### Problem requirements
Your task is to copy every line of the entries that contains "script".
══ Provided data
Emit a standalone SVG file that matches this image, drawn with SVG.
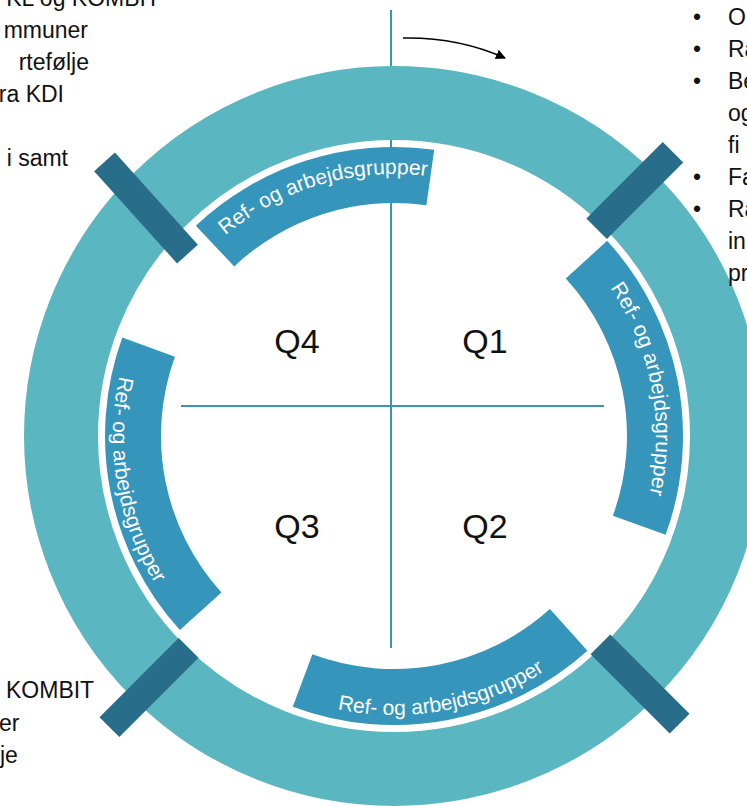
<svg xmlns="http://www.w3.org/2000/svg" width="747" height="806" viewBox="0 0 747 806">
<defs>
<style>
.txt{font-family:"Liberation Sans",Arial,sans-serif;font-size:23px;fill:#111}
.q{font-family:"Liberation Sans",Arial,sans-serif;font-size:34px;fill:#111;text-anchor:middle}
.band{fill:#3595BB}
.bar{fill:#286E8A}
.arc{font-family:"Liberation Sans",Arial,sans-serif;font-size:21px;fill:#fff}
.axis{stroke:#3A93BF;stroke-width:2;fill:none}
</style>
<marker id="ah" viewBox="0 0 10 10" refX="9" refY="5" markerWidth="10" markerHeight="10" markerUnits="userSpaceOnUse" orient="auto">
<path d="M0,0 L10,5 L0,10 Z" fill="#000"/>
</marker>
<path id="tp-top" d="M175.8,291 A262,262 0 0 1 498.9,195.9"/>
<path id="tp-right" d="M559.6,233 A262,262 0 0 1 622.7,563.8"/>
<path id="tp-bottom" d="M256.6,678.8 A279,279 0 0 0 609.3,613.5"/>
<path id="tp-left" d="M151.4,294.2 A281,281 0 0 0 212.2,650.3"/>
</defs>
<rect width="747" height="806" fill="#fff"/>

<g id="connectors">
<line class="axis" x1="391" y1="10" x2="391" y2="648"/>
<line class="axis" x1="181" y1="406" x2="604" y2="406"/>
<path d="M403,38 Q458,37 505,58" fill="none" stroke="#000" stroke-width="1.6" marker-end="url(#ah)"/>
</g>

<g id="ring">
<circle cx="394" cy="436" r="333" fill="none" stroke="#5AB6C0" stroke-width="74"/>
</g>

<g id="bars">
<rect class="bar" x="-54" y="-14.5" width="108" height="29" transform="translate(634.8,190.5) rotate(-45)"/>
<rect class="bar" x="-62" y="-14" width="124" height="28" transform="translate(146,208) rotate(48)"/>
<rect class="bar" x="-56" y="-14" width="112" height="28" transform="translate(149,687.5) rotate(-45)"/>
<rect class="bar" x="-56" y="-14" width="112" height="28" transform="translate(640,684) rotate(45)"/>
</g>

<g id="band-top">
<path class="band" d="M195.8,225.7 A289,289 0 0 1 434.2,149.8 L426.4,205.3 A233,233 0 0 0 234.2,266.4 Z"/>
<text class="arc"><textPath href="#tp-top" startOffset="50%" text-anchor="middle">Ref- og arbejdsgrupper</textPath></text>
</g>
<g id="band-right">
<path class="band" d="M607.1,240.8 A289,289 0 0 1 665.6,534.8 L612.9,515.7 A233,233 0 0 0 565.8,278.6 Z"/>
<text class="arc"><textPath href="#tp-right" startOffset="50%" text-anchor="middle">Ref- og arbejdsgrupper</textPath></text>
</g>
<g id="band-bottom">
<path class="band" d="M587.4,650.8 A289,289 0 0 1 292.8,706.7 L312.4,654.3 A233,233 0 0 0 549.9,609.1 Z"/>
<text class="arc"><textPath href="#tp-bottom" startOffset="50%" text-anchor="middle">Ref- og arbejdsgrupper</textPath></text>
</g>
<g id="band-left">
<path class="band" d="M179.9,630.1 A289,289 0 0 1 122.3,337.6 L174.9,356.7 A233,233 0 0 0 221.4,592.5 Z"/>
<text class="arc"><textPath href="#tp-left" startOffset="50%" text-anchor="middle">Ref- og arbejdsgrupper</textPath></text>
</g>

<g id="q1"><text class="q" x="485" y="353">Q1</text></g>
<g id="q2"><text class="q" x="485" y="538">Q2</text></g>
<g id="q3"><text class="q" x="297" y="538">Q3</text></g>
<g id="q4"><text class="q" x="297" y="353">Q4</text></g>

<g id="text-topleft" class="txt" text-anchor="end">
<text x="160" y="6">KL og KOMBIT</text>
<text x="88" y="38">mmuner</text>
<text x="89" y="70">rtefølje</text>
<text x="64" y="102">ra KDI</text>
<text x="68" y="166">i samt</text>
</g>

<g id="text-bottomleft" class="txt">
<text x="6" y="698">KOMBIT</text>
<text x="-1" y="731">er</text>
<text x="0" y="763">je</text>
</g>

<g id="text-topright" class="txt">
<text x="693" y="25">•</text><text x="728" y="25">O</text>
<text x="693" y="57">•</text><text x="728" y="57">Ra</text>
<text x="693" y="89">•</text><text x="728" y="89">Be</text>
<text x="728" y="121">og</text>
<text x="728" y="153">fi</text>
<text x="693" y="185">•</text><text x="728" y="185">Fa</text>
<text x="693" y="217">•</text><text x="728" y="217">Ra</text>
<text x="728" y="249">in</text>
<text x="728" y="281">pr</text>
</g>
</svg>
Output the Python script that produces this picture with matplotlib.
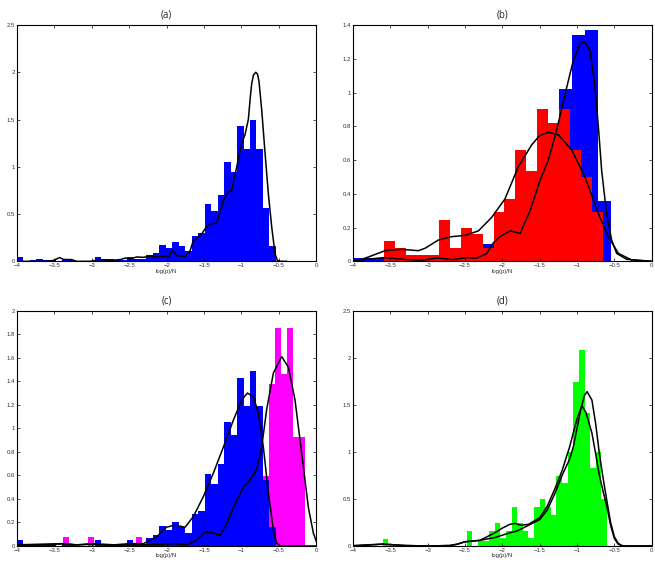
import matplotlib
matplotlib.use('Agg')
import matplotlib.pyplot as plt
import numpy as np
from matplotlib.ticker import FuncFormatter, MultipleLocator

# %% data
# (a) / (c) blue histogram: 40 equal bins from -4
a_blue_start = -4.0
a_blue_width = 0.0865
a_blue_dens = [0.05, 0, 0.015, 0.02, 0.015, 0.015, 0, 0.015, 0.015, 0,
               0, 0, 0.05, 0.02, 0.02, 0.015, 0.015, 0.05, 0.02, 0.02,
               0.07, 0.09, 0.17, 0.14, 0.20, 0.16, 0.11, 0.27, 0.30, 0.61,
               0.53, 0.70, 1.05, 0.94, 1.43, 1.19, 1.49, 1.19, 0.56, 0.16]

a_curve_x = [-4.0, -3.6, -3.51, -3.43, -3.38, -3.27, -3.2, -3.02, -2.89, -2.75,
             -2.62, -2.55, -2.49, -2.40, -2.31, -2.22, -2.13, -2.04, -1.97, -1.928,
             -1.865, -1.754, -1.687, -1.643, -1.598, -1.531, -1.464, -1.420, -1.331, -1.242,
             -1.175, -1.130, -1.063, -0.997, -0.952, -0.908, -0.88, -0.863, -0.84, -0.809,
             -0.785, -0.765, -0.729, -0.684, -0.640, -0.595, -0.551, -0.520, -0.48, -0.4]
a_curve_y = [0, 0, 0.01, 0.04, 0.02, 0.018, 0, 0, 0.018, 0.01,
             0.018, 0.035, 0.025, 0.046, 0.042, 0.056, 0.046, 0.053, 0.05, 0.12,
             0.06, 0.05, 0.11, 0.22, 0.24, 0.29, 0.37, 0.39, 0.41, 0.64,
             0.74, 0.75, 1.00, 1.25, 1.34, 1.5, 1.75, 1.88, 1.97, 2.0,
             1.98, 1.9, 1.6, 1.14, 0.71, 0.36, 0.08, 0.01, 0, 0]

# (b)
b_blue_start = -4.0
b_blue_width = 0.17255
b_blue_dens = [0.02, 0.02, 0.02, 0.01, 0.01, 0.02, 0.02, 0.02, 0.03, 0.05,
               0.1, 0.18, 0.18, 0.25, 0.45, 0.65, 1.02, 1.34, 1.37, 0.36]
b_red_start = -3.59
b_red_width = 0.1472
b_red_dens = [0.12, 0.08, 0.04, 0.04, 0.04, 0.245, 0.08, 0.20, 0.16, 0.08,
              0.29, 0.37, 0.66, 0.536, 0.90, 0.82, 0.90, 0.66, 0.50, 0.29]

b_wide_x = [-4.0, -3.839, -3.571, -3.348, -3.125, -3.036, -2.857, -2.679, -2.5, -2.321,
            -2.143, -1.964, -1.786, -1.607, -1.5, -1.384, -1.25, -1.071, -0.893, -0.714,
            -0.58, -0.446, -0.268, 0.0]
b_wide_y = [0.0, 0.018, 0.063, 0.071, 0.063, 0.077, 0.126, 0.146, 0.154, 0.18,
            0.26, 0.37, 0.56, 0.69, 0.745, 0.764, 0.75, 0.66, 0.50, 0.284,
            0.146, 0.047, 0.008, 0.0]
b_narrow_x = [-4.0, -3.59, -3.28, -3.06, -2.88, -2.66, -2.48, -2.35, -2.21, -2.119,
              -2.03, -1.896, -1.762, -1.628, -1.494, -1.383, -1.271, -1.138, -1.049, -0.959,
              -0.901, -0.826, -0.759, -0.714, -0.670, -0.603, -0.536, -0.469, -0.335, 0.0]
b_narrow_y = [0.003, 0.022, 0.01, 0.006, 0.02, 0.01, 0.022, 0.018, 0.046, 0.11,
              0.146, 0.181, 0.165, 0.30, 0.48, 0.60, 0.78, 1.03, 1.19, 1.29,
              1.30, 1.25, 1.03, 0.80, 0.54, 0.28, 0.126, 0.047, 0.012, 0.0]

# (c) magenta histogram: 40 equal bins from -3.38
c_mag_start = -3.38
c_mag_width = 0.0809
c_mag_dens = [0.08, 0, 0, 0, 0.08, 0, 0, 0, 0, 0,
              0, 0, 0.08, 0, 0, 0, 0, 0, 0, 0,
              0, 0, 0, 0, 0, 0, 0, 0, 0, 0,
              0, 0, 0, 0.595, 1.38, 1.85, 1.46, 1.85, 0.93, 0.93]

c_left_x = [-4.0, -3.7, -3.4, -3.2, -3.0, -2.7, -2.5, -2.31, -2.13, -2.0,
            -1.888, -1.754, -1.643, -1.509, -1.375, -1.242, -1.108, -0.997, -0.921, -0.841,
            -0.774, -0.707, -0.640, -0.573, -0.529, -0.48, 0.0]
c_left_y = [0.01, 0.015, 0.02, 0.01, 0.02, 0.01, 0.02, 0.02, 0.08, 0.16,
            0.178, 0.159, 0.25, 0.42, 0.62, 0.84, 1.07, 1.24, 1.30, 1.27,
            1.13, 0.84, 0.45, 0.136, 0.023, 0.0, 0.0]
c_right_x = [-4.0, -3.6, -3.36, -3.2, -3.02, -2.8, -2.5, -2.2, -2.0, -1.91,
             -1.73, -1.60, -1.487, -1.375, -1.286, -1.197, -1.086, -0.975, -0.886, -0.797,
             -0.730, -0.663, -0.573, -0.462, -0.373, -0.284, -0.195, -0.106, -0.039, 0.0]
c_right_y = [0.005, 0.01, 0.02, 0.008, 0.015, 0.008, 0.01, 0.01, 0.017, 0.02,
             0.01, 0.05, 0.12, 0.11, 0.09, 0.19, 0.36, 0.50, 0.56, 0.65,
             0.84, 1.16, 1.47, 1.61, 1.52, 1.24, 0.79, 0.33, 0.11, 0.04]

# (d) green histogram: 40 equal bins from -3.603
d_green_start = -3.603
d_green_width = 0.0751
d_green_dens = [0.074, 0, 0, 0, 0, 0, 0, 0, 0, 0,
                0, 0, 0, 0, 0, 0.163, 0, 0.053, 0.053, 0.163,
                0.248, 0.08, 0.163, 0.418, 0.248, 0.163, 0.08, 0.418, 0.50, 0.418,
                0.33, 0.747, 0.666, 1.0, 1.746, 2.08, 1.41, 0.83, 1.0, 0.5]

d_one_x = [-4.0, -3.6, -3.3, -3.0, -2.7, -2.6, -2.5, -2.3, -2.1, -1.9,
           -1.8, -1.7, -1.6, -1.5, -1.4, -1.3, -1.2, -1.1, -1.05, -1.0,
           -0.95, -0.9, -0.865, -0.8, -0.75, -0.7, -0.65, -0.6, -0.55, -0.5,
           -0.45, -0.4, -0.35, 0.0]
d_one_y = [0.0, 0.02, 0.005, 0.0, 0.005, 0.02, 0.045, 0.06, 0.09, 0.14,
           0.16, 0.2, 0.24, 0.28, 0.38, 0.55, 0.75, 0.92, 1.05, 1.25,
           1.45, 1.6, 1.64, 1.55, 1.3, 0.98, 0.72, 0.48, 0.25, 0.1,
           0.03, 0.005, 0.0, 0.0]
d_two_x = [-4.0, -3.6, -3.3, -3.0, -2.7, -2.6, -2.5, -2.3, -2.1, -2.0,
           -1.9, -1.83, -1.75, -1.65, -1.5, -1.4, -1.3, -1.2, -1.1, -1.0,
           -0.935, -0.88, -0.8, -0.75, -0.7, -0.65, -0.6, -0.55, -0.5, -0.45,
           -0.4, -0.35, 0.0]
d_two_y = [0.005, 0.02, 0.005, 0.0, 0.005, 0.02, 0.045, 0.06, 0.14, 0.19,
           0.23, 0.24, 0.22, 0.23, 0.3, 0.42, 0.6, 0.8, 1.05, 1.35,
           1.49, 1.42, 1.2, 0.98, 0.75, 0.58, 0.42, 0.22, 0.08, 0.02,
           0.003, 0.0, 0.0]

# %% helpers
def draw_hist(ax, start, width, dens, colour):
    left = start + width * np.arange(len(dens))
    ax.bar(left, dens, width=width, align='edge', color=colour, linewidth=0)

def style(ax, title, ymax, ystep):
    ax.set_xlim(-4, 0)
    ax.set_ylim(0, ymax)
    ax.xaxis.set_major_locator(MultipleLocator(0.5))
    ax.yaxis.set_major_locator(MultipleLocator(ystep))
    fmt = FuncFormatter(lambda v, p: ('%g' % round(v, 3)).replace('-', '\u2212'))
    ax.xaxis.set_major_formatter(fmt)
    ax.yaxis.set_major_formatter(fmt)
    ax.tick_params(direction='in', length=2, width=0.5, labelsize=4.3, pad=1.5,
                   top=True, right=True, colors='black', labelcolor='#333333')
    for s in ax.spines.values():
        s.set_linewidth(0.8)
    ax.set_xlabel('log(p)/N', fontsize=4.3, labelpad=0.3, color='#333333')
    ax.set_title(title, fontsize=7, pad=5.5, family='Open Sans', color='#222222')

plt.rcParams['font.family'] = ['Liberation Sans', 'DejaVu Sans']

fig = plt.figure(figsize=(6.55, 5.66), dpi=100)
ax_a = fig.add_axes([0.02595, 0.5383, 0.4569, 0.4175])
ax_b = fig.add_axes([0.5389, 0.5383, 0.4560, 0.4175])
ax_c = fig.add_axes([0.02595, 0.03534, 0.4569, 0.4157])
ax_d = fig.add_axes([0.5389, 0.03534, 0.4560, 0.4157])

lw = 1.1

# (a)
draw_hist(ax_a, a_blue_start, a_blue_width, a_blue_dens, (0, 0, 1))
ax_a.plot(a_curve_x, a_curve_y, color='black', lw=lw)
style(ax_a, '(a)', 2.5, 0.5)

# (b)
draw_hist(ax_b, b_blue_start, b_blue_width, b_blue_dens, (0, 0, 1))
draw_hist(ax_b, b_red_start, b_red_width, b_red_dens, (1, 0, 0))
ax_b.plot(b_wide_x, b_wide_y, color='black', lw=lw)
ax_b.plot(b_narrow_x, b_narrow_y, color='black', lw=lw)
style(ax_b, '(b)', 1.4, 0.2)

# (c)
draw_hist(ax_c, c_mag_start, c_mag_width, c_mag_dens, (1, 0, 1))
draw_hist(ax_c, a_blue_start, a_blue_width, a_blue_dens, (0, 0, 1))
ax_c.plot(c_left_x, c_left_y, color='black', lw=lw)
ax_c.plot(c_right_x, c_right_y, color='black', lw=lw)
style(ax_c, '(c)', 2.0, 0.2)

# (d)
draw_hist(ax_d, d_green_start, d_green_width, d_green_dens, (0, 1, 0))
ax_d.plot(d_one_x, d_one_y, color='black', lw=lw)
ax_d.plot(d_two_x, d_two_y, color='black', lw=lw)
style(ax_d, '(d)', 2.5, 0.5)

fig.savefig('out.png', dpi=100)
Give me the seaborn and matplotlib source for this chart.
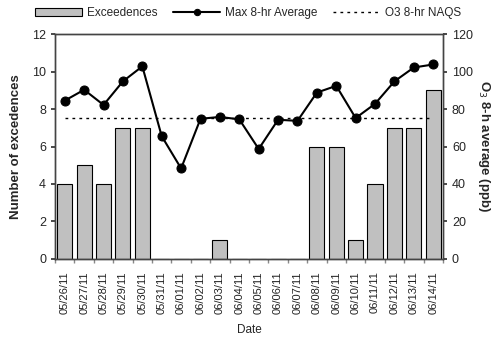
import numpy as np
import pandas as pd
import matplotlib
matplotlib.use("Agg")
import matplotlib.pyplot as plt
import seaborn as sns

# data
dates = ["05/26/11", "05/27/11", "05/28/11", "05/29/11", "05/30/11", "05/31/11",
         "06/01/11", "06/02/11", "06/03/11", "06/04/11", "06/05/11", "06/06/11",
         "06/07/11", "06/08/11", "06/09/11", "06/10/11", "06/11/11", "06/12/11",
         "06/13/11", "06/14/11"]
exceedences = [4, 5, 4, 7, 7, 0, 0, 0, 1, 0, 0, 0, 0, 6, 6, 1, 4, 7, 7, 9]
max_8hr = [84.5, 90.3, 82.2, 94.8, 102.8, 65.5, 48.3, 74.8, 75.8, 74.5, 58.7, 74.3,
           73.7, 88.8, 92.4, 75.2, 82.8, 94.8, 102.2, 103.8]
naaqs = 75

sns.set_theme(style="white")
plt.rcParams['font.family'] = ['Liberation Sans', 'DejaVu Sans']

df = pd.DataFrame({'date': dates, 'exc': exceedences, 'o3': max_8hr})
df['pos'] = np.arange(len(df))

fig = plt.figure(figsize=(4.96, 3.38), dpi=100)
ax = fig.add_axes([0.111, 0.234, 0.782, 0.665])
sns.barplot(x='date', y='exc', data=df, ax=ax, color='#c0c0c0', saturation=1,
            edgecolor='black', linewidth=0.8, width=0.78, label='Exceedences')
ax.set_ylim(0, 12)
ax.set_xlim(-0.5, len(df) - 0.5)
ax.set_yticks(range(0, 13, 2))
ax.set_ylabel('Number of excedences', fontsize=9.5, fontweight='bold', labelpad=7)
ax.set_xlabel('Date', fontsize=8.5, labelpad=7)
ax.set_xticks(df['pos'])
ax.set_xticklabels(dates, rotation=90, fontsize=8, color='#222222')
ax.tick_params(axis='x', length=0, pad=9)
ax.set_xticks(np.arange(-0.5, len(df), 1), minor=True)
ax.tick_params(axis='x', which='minor', length=3, direction='out', color='#888888', bottom=True)
ax.tick_params(axis='y', labelsize=9, length=3, direction='out', left=True, color='#333333')
if ax.get_legend() is not None:
    ax.get_legend().remove()

ax2 = ax.twinx()
sns.lineplot(x='pos', y='o3', data=df, ax=ax2, color='black', linewidth=1.5,
             marker='o', markersize=6.5, markeredgecolor='black', label='Max 8-hr Average')
ax2.plot(df['pos'], [naaqs] * len(df), linestyle=(0, (2, 3)), color='black',
         linewidth=1.0, label='O3 8-hr NAQS')
ax2.set_ylim(0, 120)
ax2.set_yticks(range(0, 121, 20))
ax2.set_ylabel('O$_3$ 8-h average (ppb)', fontsize=9.5, fontweight='bold', rotation=270, labelpad=14)
ax2.set_xlim(-0.5, len(df) - 0.5)
ax2.tick_params(axis='y', labelsize=9, length=3, direction='out', right=True, color='#333333')
ax2.get_legend().remove()

for a in (ax, ax2):
    for s in a.spines.values():
        s.set_color('#444444')
        s.set_linewidth(1.0)

h1, l1 = ax.get_legend_handles_labels()
h2, l2 = ax2.get_legend_handles_labels()
leg = fig.legend(h1 + h2, l1 + l2, loc='upper center', bbox_to_anchor=(0.5, 1.01), ncol=3,
                 frameon=False, fontsize=8.5, handlelength=4.0, handleheight=0.6,
                 columnspacing=1.3, handletextpad=0.4, markerscale=0.7)

fig.savefig('out.png', dpi=100, facecolor='white')
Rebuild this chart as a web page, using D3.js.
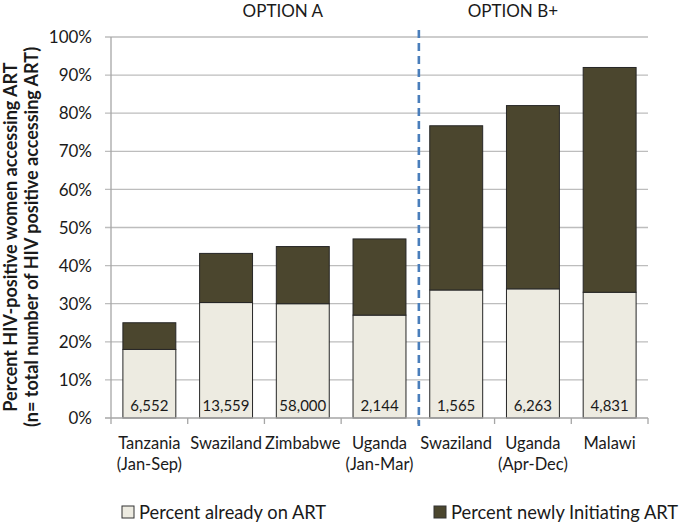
<!DOCTYPE html>
<html><head><meta charset="utf-8">
<script src="https://cdn.jsdelivr.net/npm/d3@7"></script>
<style>body{margin:0;background:#fff}svg{display:block}text{font-family:Lato,"Open Sans",sans-serif;fill:#1a1a1a}</style>
</head><body><svg id="c" width="681" height="522"></svg>
<script>
const categories = [["Tanzania","(Jan-Sep)"],["Swaziland"],["Zimbabwe"],["Uganda","(Jan-Mar)"],["Swaziland"],["Uganda","(Apr-Dec)"],["Malawi"]];
const alreadyOnART = [18, 30.3, 30, 27, 33.6, 33.9, 33];
const totalAccessing = [25, 43.2, 45, 47, 76.7, 82, 92];
const nLabels = ["6,552","13,559","58,000","2,144","1,565","6,263","4,831"];
const yTicks = [0,10,20,30,40,50,60,70,80,90,100];
const groups = [{name:"OPTION A", from:0, to:3},{name:"OPTION B+", from:4, to:6}];
const legendLabels = ["Percent already on ART","Percent newly Initiating ART"];
const colors = ["#edebe1","#4b462e"];

const svg = d3.select("#c");
const L=111, R=648, T=37, B=418;
const idx = categories.map((d,i)=>i);
const x = d3.scaleBand().domain(idx).range([L,R]).paddingInner(0.31).paddingOuter(0.155);
const y = d3.scaleLinear().domain([0,100]).range([B,T]);

// gridlines + y ticks
svg.append("g").selectAll("line").data(yTicks.filter(d=>d>0)).join("line")
  .attr("x1",L-6).attr("x2",R).attr("y1",d=>y(d)).attr("y2",d=>y(d))
  .attr("stroke","#bdbdbd").attr("stroke-width",1.3);
svg.append("g").selectAll("text").data(yTicks).join("text")
  .attr("x",L-19).attr("y",d=>y(d)).attr("dy","0.36em").attr("text-anchor","end")
  .attr("font-size",17).text(d=>d+"%");
svg.append("line").attr("x1",L).attr("x2",L).attr("y1",T).attr("y2",B).attr("stroke","#a6a6a6").attr("stroke-width",1.3);

// stacks
const stackData = idx.map(i=>({i, a:alreadyOnART[i], b:totalAccessing[i]-alreadyOnART[i]}));
const series = d3.stack().keys(["a","b"])(stackData);
svg.append("g").selectAll("g").data(series).join("g").attr("fill",(d,k)=>colors[k])
  .selectAll("rect").data(d=>d).join("rect")
  .attr("x",d=>x(d.data.i)).attr("width",x.bandwidth())
  .attr("y",d=>y(d[1])).attr("height",d=>y(d[0])-y(d[1]))
  .attr("stroke","#262626").attr("stroke-width",1);

// n labels
svg.append("g").selectAll("text").data(nLabels).join("text")
  .attr("x",(d,i)=>x(i)+x.bandwidth()/2).attr("y",406).attr("dy","0.36em")
  .attr("text-anchor","middle").attr("font-size",15).text(d=>d);

// x axis
svg.append("line").attr("x1",L-6).attr("x2",R).attr("y1",B).attr("y2",B).attr("stroke","#a6a6a6").attr("stroke-width",1.3);
const step = x.step();
svg.append("g").selectAll("line").data(d3.range(categories.length+1)).join("line")
  .attr("x1",d=>L+d*step).attr("x2",d=>L+d*step).attr("y1",B).attr("y2",B+6)
  .attr("stroke","#a6a6a6").attr("stroke-width",1.3);
const cl = svg.append("g").selectAll("text").data(categories).join("text")
  .attr("x",(d,i)=>x(i)+x.bandwidth()/2).attr("y",443).attr("text-anchor","middle").attr("font-size",16.5);
cl.selectAll("tspan").data(d=>d).join("tspan")
  .attr("x",function(){return this.parentNode.getAttribute("x");})
  .attr("dy",(d,j)=>j===0?"0.36em":"1.3em").text(d=>d);

// dashed separator
const sepX = L + 4*step;
svg.append("line").attr("x1",sepX+1).attr("x2",sepX+1).attr("y1",30).attr("y2",426)
  .attr("stroke","#4a7ebb").attr("stroke-width",2.6).attr("stroke-dasharray","8,5");

// group titles (placed relative to the separator)
const groupOffset = [-135, 95];
svg.append("g").selectAll("text").data(groups).join("text")
  .attr("x",(d,i)=>sepX+groupOffset[i]).attr("y",17)
  .attr("text-anchor","middle").attr("font-size",17).text(d=>d.name);

// y title
const yt = svg.append("text").attr("transform","translate(11,237) rotate(-90)")
  .attr("text-anchor","middle").attr("font-weight","bold").attr("font-size",18);
yt.append("tspan").attr("x",0).attr("dy","0.36em").text("Percent HIV-positive women accessing ART");
yt.append("tspan").attr("x",0).attr("dy","1.12em").text("(n= total number of HIV positive accessing ART)");

// legend
const legX = [122, 434];
const lg = svg.append("g").selectAll("g").data(legendLabels).join("g")
  .attr("transform",(d,i)=>`translate(${legX[i]},512)`);
lg.append("rect").attr("x",0).attr("y",-6).attr("width",12).attr("height",12)
  .attr("fill",(d,i)=>colors[i]).attr("stroke","#333").attr("stroke-width",1);
lg.append("text").attr("x",17).attr("dy","0.36em").attr("font-size",18.3).text(d=>d);
</script></body></html>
════
### Response to this exercise
Output the Python script that produces this picture with matplotlib.
<script src="https://cdn.jsdelivr.net/npm/d3@7"></script>
<script>
</script></body></html>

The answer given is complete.